Beberapa minggu lalu, di tengah-tengah diskusi seputar pekerjaan, seorang rekan berkata, “Sepertinya gue harus update surat wasiat gue.”
Kami yang ada di diskusi itu mendadak diam. Kami kaget, menghela nafas, lalu mulai bertanya mengenai hal tersebut.
Beberapa hari sebelumnya, seorang teman bertanya ke saya, “Elo tahu pengacara atau notaris yang recommended? Gue mau mulai bikin surat wasiat. I don’t have much, tapi gue cuma pengen memastikan saja dalam bentuk tertulis, nantinya akan ke mana saja barang-barang gue ini.” Saya terdiam sejenak, sebelum menjawab kalau saya tidak tahu. Lalu kami membicarakan hal lain, yang tentunya tidak jauh seputar pandemi yang sedang menimpa kita semua ini.

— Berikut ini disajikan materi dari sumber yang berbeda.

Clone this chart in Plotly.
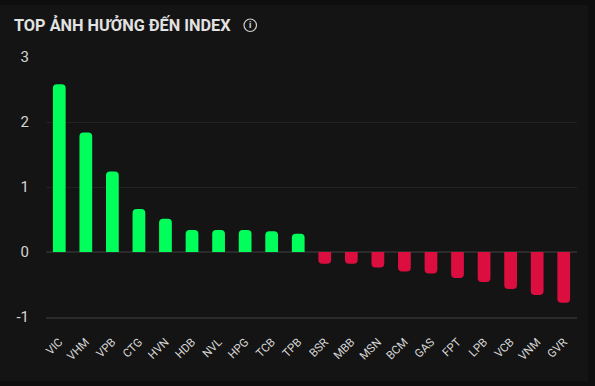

Setelah finansial dan seks, ada satu hal lagi yang ternyata susah sekali untuk kita bicarakan secara terbuka, yaitu kematian. Susah, karena berat. Atau berat, karena susah? Either way, kematian bukanlah sebuah hal yang mudah untuk mulai dibicarakan. Terutama dalam lingkup keluarga, lingkup pertama kita tumbuh dan berkembang sebagai manusia.

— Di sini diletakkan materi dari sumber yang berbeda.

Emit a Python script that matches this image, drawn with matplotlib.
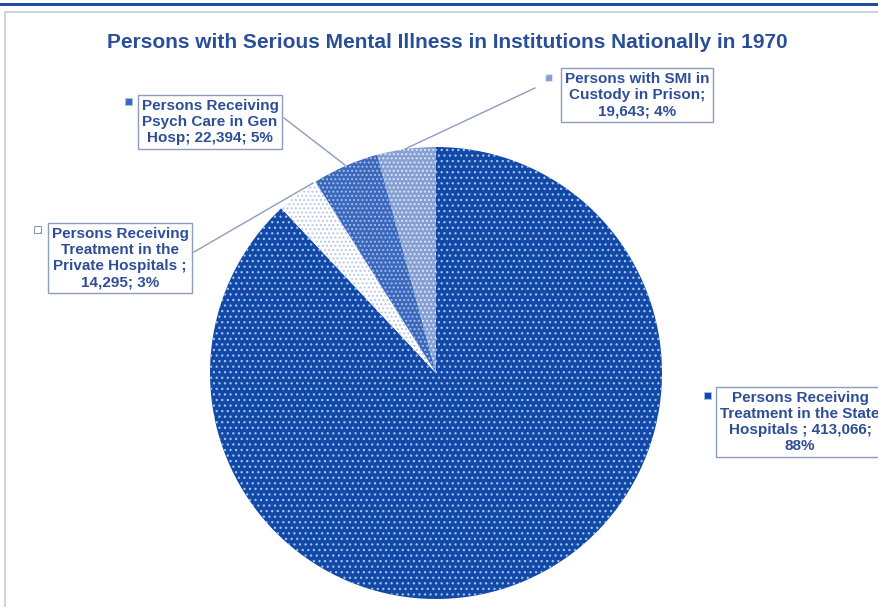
import matplotlib.pyplot as plt
from matplotlib.patches import Rectangle

plt.rcParams['font.family'] = ['Liberation Sans', 'DejaVu Sans']
plt.rcParams['hatch.linewidth'] = 0.9

# data
categories = ['Persons Receiving\nTreatment in the State\nHospitals ; 413,066;\n88%',
              'Persons Receiving\nTreatment in the\nPrivate Hospitals ;\n14,295; 3%',
              'Persons Receiving\nPsych Care in Gen\nHosp; 22,394; 5%',
              'Persons with SMI in\nCustody in Prison;\n19,643; 4%']
values = [413066, 14295, 22394, 19643]
fills = ['#1149a8', '#ffffff', '#3a68bd', '#86a0d4']
dots = ['#a9bfe6', '#b5c5e4', '#a9bfe6', '#e0e7f4']
hatches = ['...', '....', '....', '....']

W, H = 879, 607
fig = plt.figure(figsize=(W / 100, H / 100), dpi=100)
ax = fig.add_axes([0, 0, 1, 1])

cx, cy, r = 436, H - 373, 226
wedges, _ = ax.pie(values, startangle=90, counterclock=False, center=(cx, cy), radius=r,
                   colors=fills, wedgeprops=dict(linewidth=0), frame=True)
for w, dc, h in zip(wedges, dots, hatches):
    w.set_hatch(h)
    w.set_edgecolor(dc)
ax.set_xlim(0, W)
ax.set_ylim(0, H)
ax.set_aspect('equal')
ax.axis('off')

# frame: dark blue rule on top, light gray chart border
ax.add_patch(Rectangle((0, H - 6), W, 3, color='#1f4e9e', lw=0))
ax.add_patch(Rectangle((5, -10), W + 20, H - 12 + 10, fill=False, ec='#c5ccd8', lw=1.2))

ax.text(447, H - 42, 'Persons with Serious Mental Illness in Institutions Nationally in 1970',
        ha='center', va='center', fontsize=15, fontweight='bold', color='#2a4f9a')

# label positions (text centre) and leader line end points on the pie
label_pos = [(800, H - 422), (120, H - 258), (210, H - 122), (637, H - 95)]
line_from = [None, (194, H - 252), (284, H - 118), (535, H - 88)]
line_to = [None, (313, H - 183), (345, H - 165), (405, H - 149)]
key_pos = [(708, H - 395), (38, H - 230), (129, H - 102), (549, H - 77)]

for i, lab in enumerate(categories):
    x, y = label_pos[i]
    ax.text(x, y, lab, ha='center', va='center', fontsize=11, fontweight='bold',
            color='#2e4f96', linespacing=1.2,
            bbox=dict(boxstyle='square,pad=0.25', fc='white', ec='#8c9cc0', lw=1))
    if line_from[i] is not None:
        ax.plot([line_from[i][0], line_to[i][0]], [line_from[i][1], line_to[i][1]],
                color='#8c9cc0', lw=1)
    kx, ky = key_pos[i]
    ax.add_patch(Rectangle((kx - 3.5, ky - 3.5), 7, 7, fc=fills[i],
                           ec=dots[i] if i != 1 else '#6f86b8', hatch='..', lw=0.6))

fig.savefig('out.png', dpi=100)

Pembicaraan tentang kematian ini bergelanyut di benak saya akhir-akhir ini, terlebih di tengah masa pandemi sekarang. Semakin terhenyak saat saya membaca cuitan Beau Willimon, penulis dan kreator serial “House of Cards”, beberapa minggu lalu. Dia berkata, “We may experience a collective trauma unlike anything most of us have ever experienced … We must mentally and spiritually prepare for that trauma. When my father died last year, my family had weeks to prepare ourselves for the inevitable. That was crucial for us to manage healthy relationship with our grief. We must be thinking about that now – as a nation, as a global community – because all of us will be touched by tragedy in the months to come should the current estimated hold …”
Selengkapnya cuitan beliau bisa dibaca secara lengkap di thread ini.

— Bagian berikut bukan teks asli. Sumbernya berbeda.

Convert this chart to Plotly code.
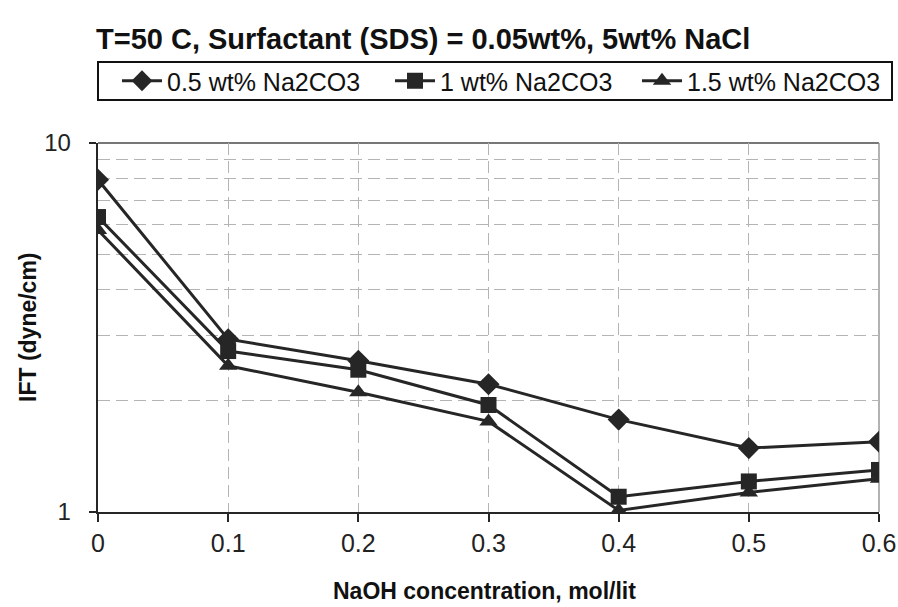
import plotly.graph_objects as go

naoh = [0, 0.1, 0.2, 0.3, 0.4, 0.5, 0.6]
ift_05 = [7.95, 2.94, 2.57, 2.22, 1.78, 1.49, 1.55]
ift_10 = [6.30, 2.73, 2.43, 1.95, 1.10, 1.21, 1.30]
ift_15 = [5.81, 2.49, 2.11, 1.76, 1.01, 1.13, 1.23]
names = ["0.5 wt% Na2CO3", "1 wt% Na2CO3", "1.5 wt% Na2CO3"]
symbols = ["diamond", "square", "triangle-up"]
x_ticks = [0, 0.1, 0.2, 0.3, 0.4, 0.5, 0.6]
x_ticktext = ["0", "0.1", "0.2", "0.3", "0.4", "0.5", "0.6"]
y_ticks = [1, 10]
y_ticktext = ["1", "10"]
y_minor = [2, 3, 4, 5, 6, 7, 8, 9]

title_text = "T=50 C, Surfactant (SDS) = 0.05wt%, 5wt% NaCl"
x_title = "NaOH concentration, mol/lit"
y_title = "IFT (dyne/cm)"

ink = "#262626"
grid = "#b4b4b4"
sans = "Liberation Sans, Arial, sans-serif"
NB = "\u00a0"

PL, PR, PT, PB = 98, 879, 143, 512
pw, ph = PR - PL, PB - PT

legend_ids = ["legend", "legend2", "legend3"]
legend_px = [117, 390, 637]

fig = go.Figure()
for name, ys, sym, lid in zip(names, [ift_05, ift_10, ift_15], symbols, legend_ids):
    fig.add_trace(go.Scatter(
        x=naoh, y=ys, name=name, mode="lines+markers", legend=lid,
        line=dict(color=ink, width=3),
        marker=dict(symbol=sym, size=17 if sym == "diamond" else 16, color=ink),
    ))

legend_common = dict(orientation="h", xanchor="left", y=(PB - 81) / ph, yanchor="middle",
                     borderwidth=0, bgcolor="rgba(0,0,0,0)",
                     font=dict(size=25, color="#111"), itemwidth=40)

layout_legends = {lid: dict(legend_common, x=(px - PL) / pw)
                  for lid, px in zip(legend_ids, legend_px)}

fig.update_layout(
    width=898, height=607,
    margin=dict(l=PL, r=898 - PR, t=PT, b=607 - PB, autoexpand=False),
    paper_bgcolor="white", plot_bgcolor="white",
    font=dict(family=sans, color="#111", size=18),
    title=dict(text="<b>" + title_text + "</b>", x=96 / 898, xanchor="left",
               y=1 - 39 / 607, yanchor="middle",
               font=dict(size=29, color="#111")),
    showlegend=True,
    **layout_legends,
    xaxis=dict(range=[0, 0.6], tickvals=x_ticks, ticktext=x_ticktext, automargin=False,
               showline=True, linecolor=ink, linewidth=2,
               ticks="outside", ticklen=8, tickcolor=ink, tickwidth=1.5,
               ticklabeloverflow="allow",
               showgrid=True, gridcolor=grid, griddash="12px,6px", gridwidth=1,
               zeroline=False, tickfont=dict(size=25, color="#222")),
    yaxis=dict(type="log", range=[0, 1], tickvals=y_ticks,
               ticktext=[t + NB + NB for t in y_ticktext], automargin=False,
               showline=True, linecolor=ink, linewidth=2,
               ticks="outside", ticklen=7, tickcolor=ink, tickwidth=1.5,
               ticklabeloverflow="allow",
               showgrid=False, zeroline=False,
               tickfont=dict(size=24, color="#222"),
               minor=dict(tickvals=y_minor, showgrid=True, gridcolor=grid, griddash="12px,6px",
                          gridwidth=1, ticks="")),
    annotations=[
        dict(text="<b>" + x_title + "</b>", xref="paper", yref="paper",
             x=0.5 - 4 / pw, y=(PB - 591) / ph, xanchor="center", yanchor="middle",
             showarrow=False, font=dict(size=23, color="#111")),
        dict(text="<b>" + y_title + "</b>", xref="paper", yref="paper",
             x=(28 - PL) / pw, y=(PB - 327) / ph, xanchor="center", yanchor="middle",
             textangle=-90, showarrow=False, font=dict(size=23, color="#111")),
    ],
    shapes=[
        dict(type="line", xref="x domain", yref="y domain", x0=0, x1=1, y0=1, y1=1,
             line=dict(color="#777", width=2), layer="below"),
        dict(type="line", xref="x domain", yref="y domain", x0=1, x1=1, y0=0, y1=1,
             line=dict(color="#999", width=1.5), layer="below"),
        dict(type="rect", xref="paper", yref="paper",
             x0=0, x1=(892 - PL) / pw, y0=(PB - 100) / ph, y1=(PB - 62) / ph,
             line=dict(color="#111", width=2), fillcolor="rgba(0,0,0,0)"),
    ],
)

fig.write_html("out.html")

Membaca kalimat demi kalimat di thread di atas mau tidak mau menyadarkan kita bahwa di masa pandemi ini, kematian begitu dekat. Setiap hari kita membaca dan mendengar berita tentang orang-orang yang mungkin kita idolakan, kita kenal, kita pernah kerja bersama, yang terpapar virus ini, dan tidak bisa bertahan dari serangan yang mematikan. Kita sedih, kita mendoakan mereka, dan kita semakin tidak tahu apa yang akan terjadi nanti.
Meskipun begitu, saya teringat lagi ucapan teman saya tadi yang meminta saya mencari tahu soal info tempat pembuatan surat wasiat. Dia berkata, “Gue cuma realistis saja. Gue punya sodara, gue punya pasangan, gue punya anak. Kewajiban gue buat mempersiapkan mereka apa yang terjadi kalau gue nanti nggak ada. Kita gak tahu kapan giliran kita pulang. Kita cuma bisa mempersiapkan sebisa kita. Itu hak mereka yang jadi kewajiban gue.”

Saya teringat beberapa tahun lalu, ayah saya menyuruh saya untuk duduk dan mendengarkan apa yang akan terjadi kalau beliau berpulang. Waktu itu usia saya masih belum 30. Saya berusaha menolak untuk duduk di situ, tidak mau mendengar. Saya masih egois berpikir bahwa saya masih muda, tidak ada yang namanya kepergian anggota keluarga untuk selama-lamanya. Namun ayah saya bersikeras. Dia tidak mau mendengar rengekan saya. Dia merunut apa-apa saja yang harus dilakukan kami semua sebagai anak-anaknya kalau dia tidak ada, dan semua sudah ada bukti tertulis.
Beberapa tahun kemudian, saya merasa lega karena ayah sempat “keras” soal ini. Tidak mudah membicarakan sesuatu yang akan terjadi, namun kita tidak pernah tahu kapan hal itu akan terjadi. Meskipun kita sudah menyiapkan diri, kesedihan pasti akan melanda. Itu pasti.
Toh satu hal yang kita pelajari dari situasi sekarang, yaitu it never hurts to (over) prepare. Dan ini dimulai dari kemauan untuk membicarakannya.
It is hard to talk. But someone has to start.